Art Beyond the Walls—Contemporary Visions Shape Recent Construction
by Staff Writers
The Rocky Mountain region has long been a bastion for log frame construction—it’s been an instrumental and iconic construction method from the initial homesteading settlement in Jackson Hole, and one that has held fast in the local mountain built aesthetic for more than a century.
Increasingly, architects and designers in the region are incorporating these elements into their designs as accents rather than purely structural elements—a nod to the past, integrated within an imported contemporary aesthetic. Whether in new construction, or via remodeling, log and timber elements are being utilized to add texture to a space as accent walls, beams, or via a non-traditional hue.
Regardless of whether it’s labelled as “mountain modern,” “rustic contemporary” or some combination thereof, homeowners in Jackson Hole are increasingly seeking to blend the warm, natural tones and textures offered through the traditional vernacular of timber and stone with the clean lines and open floor plans more commonly associated with modern, post-modern and contemporary design.
An exemplary representation of how thoughtful renovations can transform an existing home can be seen at 505 W. Saddle Butte Drive, just north of Jackson. The home, originally built more than thirty years ago, underwent a complete renovation in 2018. Interior, white painted log posts and beams combine with structural I-beams to open up the floor plan while providing a bold contrast to rich black structural elements and trim. The exterior of the home is clad in more subtly contrasting tones of light, vertically-oriented, reclaimed barn wood and dark gray, horizontal logs for a modern interpretation of a traditional cabin.
Large, north-facing windows extend to the ceiling of the primary living area to capture stunning views of the Tetons, while bold color throughout the chef’s kitchen lends additional lightness to the space.

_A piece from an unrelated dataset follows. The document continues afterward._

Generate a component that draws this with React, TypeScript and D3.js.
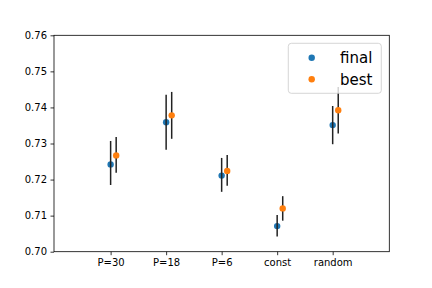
import React, { useEffect, useRef } from 'react';
import * as d3 from 'd3';

const categories = ['P=30', 'P=18', 'P=6', 'const', 'random'];
const finalMean = [0.7242, 0.7359, 0.7211, 0.7071, 0.7351];
const finalLow = [0.7185, 0.7283, 0.7166, 0.7042, 0.7298];
const finalHigh = [0.7307, 0.7435, 0.7260, 0.7102, 0.7404];
const bestMean = [0.7267, 0.7378, 0.7224, 0.7120, 0.7392];
const bestLow = [0.7219, 0.7313, 0.7183, 0.7086, 0.7328];
const bestHigh = [0.7318, 0.7443, 0.7268, 0.7154, 0.7457];
const yTicks = [0.70, 0.71, 0.72, 0.73, 0.74, 0.75, 0.76];

const App = () => {
  const svgRef = useRef<SVGSVGElement>(null);

  useEffect(() => {
    const svg = d3.select(svgRef.current);
    svg.selectAll('*').remove();

    const margin = { top: 35.3, right: 42.7, bottom: 36.3, left: 54 };
    const W = 432, H = 288;
    const width = W - margin.left - margin.right;
    const height = H - margin.top - margin.bottom;
    const font = 'DejaVu Sans, sans-serif';

    const x = d3.scaleLinear().domain([-1.02, 5.02]).range([0, width]);
    const y = d3.scaleLinear().domain([0.70, 0.76]).range([height, 0]);

    svg.append('rect').attr('width', W).attr('height', H).attr('fill', 'white');

    const g = svg.append('g').attr('transform', `translate(${margin.left},${margin.top})`);

    // axes
    const yAxis = g.append('g')
      .call(d3.axisLeft(y).tickValues(yTicks).tickFormat(d3.format('.2f')).tickSize(3.5).tickPadding(3.5));
    const xAxis = g.append('g')
      .attr('transform', `translate(0,${height})`)
      .call(d3.axisBottom(x).tickValues(d3.range(categories.length)).tickFormat((d: any) => categories[d]).tickSize(3.5).tickPadding(3.5));
    [yAxis, xAxis].forEach(a => {
      a.select('.domain').remove();
      a.selectAll('line').attr('stroke', 'black').attr('stroke-width', 0.8);
      a.selectAll('text').attr('fill', 'black').style('font-family', font).style('font-size', '10px');
    });

    // frame
    g.append('rect')
      .attr('width', width).attr('height', height)
      .attr('fill', 'none').attr('stroke', 'black').attr('stroke-width', 0.8);

    const off = 0.1;
    const drawDots = (vals: number[], dx: number, color: string) => {
      g.append('g').selectAll('circle').data(vals).enter().append('circle')
        .attr('cx', (d, i) => x(i + dx)).attr('cy', d => y(d))
        .attr('r', 3.2).attr('fill', color);
    };
    const drawBars = (lo: number[], hi: number[], dx: number) => {
      g.append('g').selectAll('line').data(lo).enter().append('line')
        .attr('x1', (d, i) => x(i + dx)).attr('x2', (d, i) => x(i + dx))
        .attr('y1', d => y(d)).attr('y2', (d, i) => y(hi[i]))
        .attr('stroke', '#222').attr('stroke-width', 1.5);
    };

    drawDots(finalMean, 0, '#1f77b4');
    drawBars(finalLow, finalHigh, 0);
    drawBars(bestLow, bestHigh, off);
    drawDots(bestMean, off, '#ff7f0e');

    // legend
    const leg = svg.append('g').attr('transform', 'translate(288.3,43.3)');
    leg.append('rect')
      .attr('width', 93).attr('height', 50).attr('rx', 3)
      .attr('fill', 'white').attr('fill-opacity', 0.8)
      .attr('stroke', '#ccc').attr('stroke-width', 0.8);
    const items = [
      { label: 'final', color: '#1f77b4' },
      { label: 'best', color: '#ff7f0e' },
    ];
    items.forEach((it, i) => {
      const cy = 14.4 + i * 21.6;
      leg.append('circle').attr('cx', 23.4).attr('cy', cy).attr('r', 3.2).attr('fill', it.color);
      leg.append('text')
        .attr('x', 51.7).attr('y', cy).attr('dy', '0.36em')
        .attr('fill', 'black')
        .style('font-family', font).style('font-size', '15px')
        .text(it.label);
    });
  }, []);

  return (
    <svg ref={svgRef} width={432} height={288}
      style={{ position: 'absolute', left: 0, top: 0, display: 'block' }} />
  );
};

export default App;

A private, 13.5 acre lot atop West Gros Ventre Butte serves as the siting for an iconic Carney Logan Burke-designed home at 255 Trader Road East. The design seamlessly integrates log accents, exposed beams, cedar and richly patinated exterior cladding into its surroundings while giving way to views of the Cathedral Group of the Tetons beyond. Here, otherwise-industrial accent components find unity with timber and log via a rich, warm palette that blends the disparate materials rather than contrasting them.
The result is a multi-winged, single-level home that contours to the sloping hillside and manages to feel both contemporary and sympathetic to its surroundings.
South of Jackson, just off the Hoback River and adjacent to the Bridger-Teton National Forest, 12390 E. Hoback Vistas Drive provides another example of how a comprehensive and visionary renovation can completely reshape a space. In this 5,600 square foot home, reclaimed barn wood and stone accent the central, double-sided fireplace. Light gray-stained log posts and beams accentuate the walls and open the main living space to a peaked barn wood ceiling.
The architecture of Jackson Hole remains steeped in the traditions and elements that surround the valley, but a thoughtful eye towards the future and a re-imagining of material uses is increasingly leading to the ongoing evolution of the mountain home.